* [RECORDED INFORMATION]:

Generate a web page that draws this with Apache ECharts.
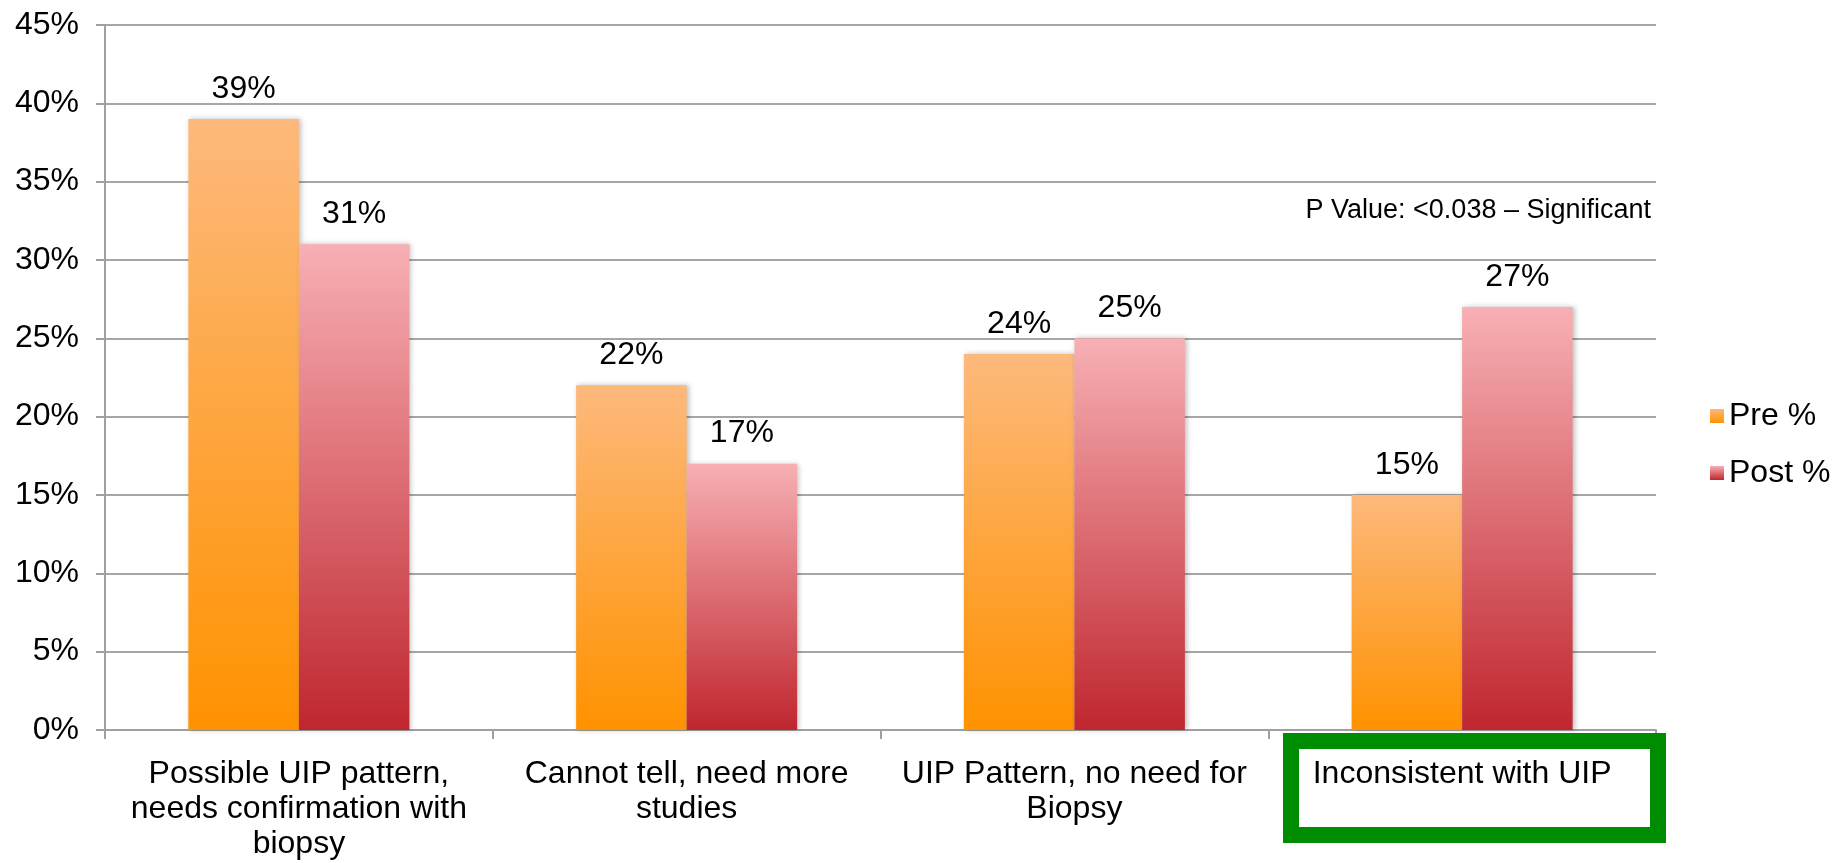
<!DOCTYPE html>
<html>
<head>
<meta charset="utf-8">
<title>UIP pattern assessment: pre vs post</title>
<script src="https://cdn.jsdelivr.net/npm/echarts@6/dist/echarts.min.js"></script>
<style>
  html, body { margin: 0; padding: 0; background: #ffffff; }
  #chart { width: 1835px; height: 863px; }
</style>
</head>
<body>
<div id="chart"></div>
<script>
// Categories (line breaks as printed under the axis)
const categories = [
  'Possible UIP pattern,\nneeds confirmation with\nbiopsy',
  'Cannot tell, need more\nstudies',
  'UIP Pattern, no need for\nBiopsy',
  'Inconsistent with UIP'
];

// Percentages for each group
const preValues = [39, 22, 24, 15];
const postValues = [31, 17, 25, 27];

// Y axis ticks (percent)
const yMin = 0;
const yMax = 45;
const yStep = 5;

const seriesNames = ['Pre %', 'Post %'];
const pValueNote = 'P Value: <0.038 \u2013 Significant';

const FONT = "'Liberation Sans', Arial, Helvetica, sans-serif";

const preFill = new echarts.graphic.LinearGradient(0, 0, 0, 1, [
  { offset: 0, color: '#FDB97C' },
  { offset: 1, color: '#FF9200' }
]);
const postFill = new echarts.graphic.LinearGradient(0, 0, 0, 1, [
  { offset: 0, color: '#F7B0B4' },
  { offset: 1, color: '#C0262F' }
]);

const chart = echarts.init(document.getElementById('chart'), null, { renderer: 'canvas' });

const barLabel = {
  show: true,
  position: 'top',
  distance: 14,
  formatter: '{c}%',
  color: '#000000',
  fontFamily: FONT,
  fontSize: 32
};

const barShadow = {
  shadowBlur: 5,
  shadowColor: 'rgba(0,0,0,0.25)',
  shadowOffsetX: 2,
  shadowOffsetY: 0
};

chart.setOption({
  animation: false,
  backgroundColor: '#ffffff',
  grid: { left: 105, right: 179, top: 25, bottom: 133, containLabel: false },
  legend: {
    orient: 'vertical',
    left: 1705,
    top: 395,
    icon: 'rect',
    itemWidth: 14,
    itemHeight: 14,
    itemGap: 25,
    textStyle: { fontFamily: FONT, fontSize: 32, color: '#000000', lineHeight: 32 },
    data: seriesNames
  },
  xAxis: {
    type: 'category',
    data: categories,
    axisLine: { show: true, lineStyle: { color: '#A0A0A0', width: 2 } },
    axisTick: { show: true, length: 9, lineStyle: { color: '#A0A0A0', width: 2 } },
    axisLabel: {
      interval: 0,
      margin: 27,
      color: '#000000',
      fontFamily: FONT,
      fontSize: 32,
      lineHeight: 35,
      align: 'center'
    }
  },
  yAxis: {
    type: 'value',
    min: yMin,
    max: yMax,
    interval: yStep,
    axisLine: { show: true, lineStyle: { color: '#A0A0A0', width: 2 } },
    axisTick: { show: true, length: 9, lineStyle: { color: '#A0A0A0', width: 2 } },
    splitLine: { show: true, lineStyle: { color: '#A6A6A6', width: 2 } },
    axisLabel: {
      margin: 26,
      formatter: '{value}%',
      color: '#000000',
      fontFamily: FONT,
      fontSize: 32
    }
  },
  series: [
    {
      name: seriesNames[0],
      type: 'bar',
      data: preValues,
      barGap: '0%',
      barCategoryGap: '43%',
      itemStyle: Object.assign({ color: preFill }, barShadow),
      label: barLabel
    },
    {
      name: seriesNames[1],
      type: 'bar',
      data: postValues,
      barGap: '0%',
      barCategoryGap: '43%',
      itemStyle: Object.assign({ color: postFill }, barShadow),
      label: barLabel
    }
  ],
  graphic: [
    {
      type: 'text',
      x: 1651,
      y: 211,
      z: 10,
      style: {
        text: pValueNote,
        font: '27px ' + FONT,
        fill: '#000000',
        textAlign: 'right',
        textVerticalAlign: 'middle'
      }
    },
    {
      type: 'rect',
      z: 10,
      shape: { x: 1291, y: 741, width: 367, height: 94 },
      style: { fill: 'none', stroke: '#008C00', lineWidth: 16 }
    }
  ]
});
</script>
</body>
</html>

* [WRITTEN REQUEST]: Copy the data word for word. Pictures do not go in the copy.

* [EXPECTED ANSWER]:
Generate a web page that draws this with Apache ECharts.
<!DOCTYPE html>
<html>
<head>
<meta charset="utf-8">
<title>UIP pattern assessment: pre vs post</title>
<script src="https://cdn.jsdelivr.net/npm/echarts@6/dist/echarts.min.js"></script>
<style>
  html, body { margin: 0; padding: 0; background: #ffffff; }
  #chart { width: 1835px; height: 863px; }
</style>
</head>
<body>
<div id="chart"></div>
<script>
// Categories (line breaks as printed under the axis)
const categories = [
  'Possible UIP pattern,\nneeds confirmation with\nbiopsy',
  'Cannot tell, need more\nstudies',
  'UIP Pattern, no need for\nBiopsy',
  'Inconsistent with UIP'
];

// Percentages for each group
const preValues = [39, 22, 24, 15];
const postValues = [31, 17, 25, 27];

// Y axis ticks (percent)
const yMin = 0;
const yMax = 45;
const yStep = 5;

const seriesNames = ['Pre %', 'Post %'];
const pValueNote = 'P Value: <0.038 \u2013 Significant';

const FONT = "'Liberation Sans', Arial, Helvetica, sans-serif";

const preFill = new echarts.graphic.LinearGradient(0, 0, 0, 1, [
  { offset: 0, color: '#FDB97C' },
  { offset: 1, color: '#FF9200' }
]);
const postFill = new echarts.graphic.LinearGradient(0, 0, 0, 1, [
  { offset: 0, color: '#F7B0B4' },
  { offset: 1, color: '#C0262F' }
]);

const chart = echarts.init(document.getElementById('chart'), null, { renderer: 'canvas' });

const barLabel = {
  show: true,
  position: 'top',
  distance: 14,
  formatter: '{c}%',
  color: '#000000',
  fontFamily: FONT,
  fontSize: 32
};

const barShadow = {
  shadowBlur: 5,
  shadowColor: 'rgba(0,0,0,0.25)',
  shadowOffsetX: 2,
  shadowOffsetY: 0
};

chart.setOption({
  animation: false,
  backgroundColor: '#ffffff',
  grid: { left: 105, right: 179, top: 25, bottom: 133, containLabel: false },
  legend: {
    orient: 'vertical',
    left: 1705,
    top: 395,
    icon: 'rect',
    itemWidth: 14,
    itemHeight: 14,
    itemGap: 25,
    textStyle: { fontFamily: FONT, fontSize: 32, color: '#000000', lineHeight: 32 },
    data: seriesNames
  },
  xAxis: {
    type: 'category',
    data: categories,
    axisLine: { show: true, lineStyle: { color: '#A0A0A0', width: 2 } },
    axisTick: { show: true, length: 9, lineStyle: { color: '#A0A0A0', width: 2 } },
    axisLabel: {
      interval: 0,
      margin: 27,
      color: '#000000',
      fontFamily: FONT,
      fontSize: 32,
      lineHeight: 35,
      align: 'center'
    }
  },
  yAxis: {
    type: 'value',
    min: yMin,
    max: yMax,
    interval: yStep,
    axisLine: { show: true, lineStyle: { color: '#A0A0A0', width: 2 } },
    axisTick: { show: true, length: 9, lineStyle: { color: '#A0A0A0', width: 2 } },
    splitLine: { show: true, lineStyle: { color: '#A6A6A6', width: 2 } },
    axisLabel: {
      margin: 26,
      formatter: '{value}%',
      color: '#000000',
      fontFamily: FONT,
      fontSize: 32
    }
  },
  series: [
    {
      name: seriesNames[0],
      type: 'bar',
      data: preValues,
      barGap: '0%',
      barCategoryGap: '43%',
      itemStyle: Object.assign({ color: preFill }, barShadow),
      label: barLabel
    },
    {
      name: seriesNames[1],
      type: 'bar',
      data: postValues,
      barGap: '0%',
      barCategoryGap: '43%',
      itemStyle: Object.assign({ color: postFill }, barShadow),
      label: barLabel
    }
  ],
  graphic: [
    {
      type: 'text',
      x: 1651,
      y: 211,
      z: 10,
      style: {
        text: pValueNote,
        font: '27px ' + FONT,
        fill: '#000000',
        textAlign: 'right',
        textVerticalAlign: 'middle'
      }
    },
    {
      type: 'rect',
      z: 10,
      shape: { x: 1291, y: 741, width: 367, height: 94 },
      style: { fill: 'none', stroke: '#008C00', lineWidth: 16 }
    }
  ]
});
</script>
</body>
</html>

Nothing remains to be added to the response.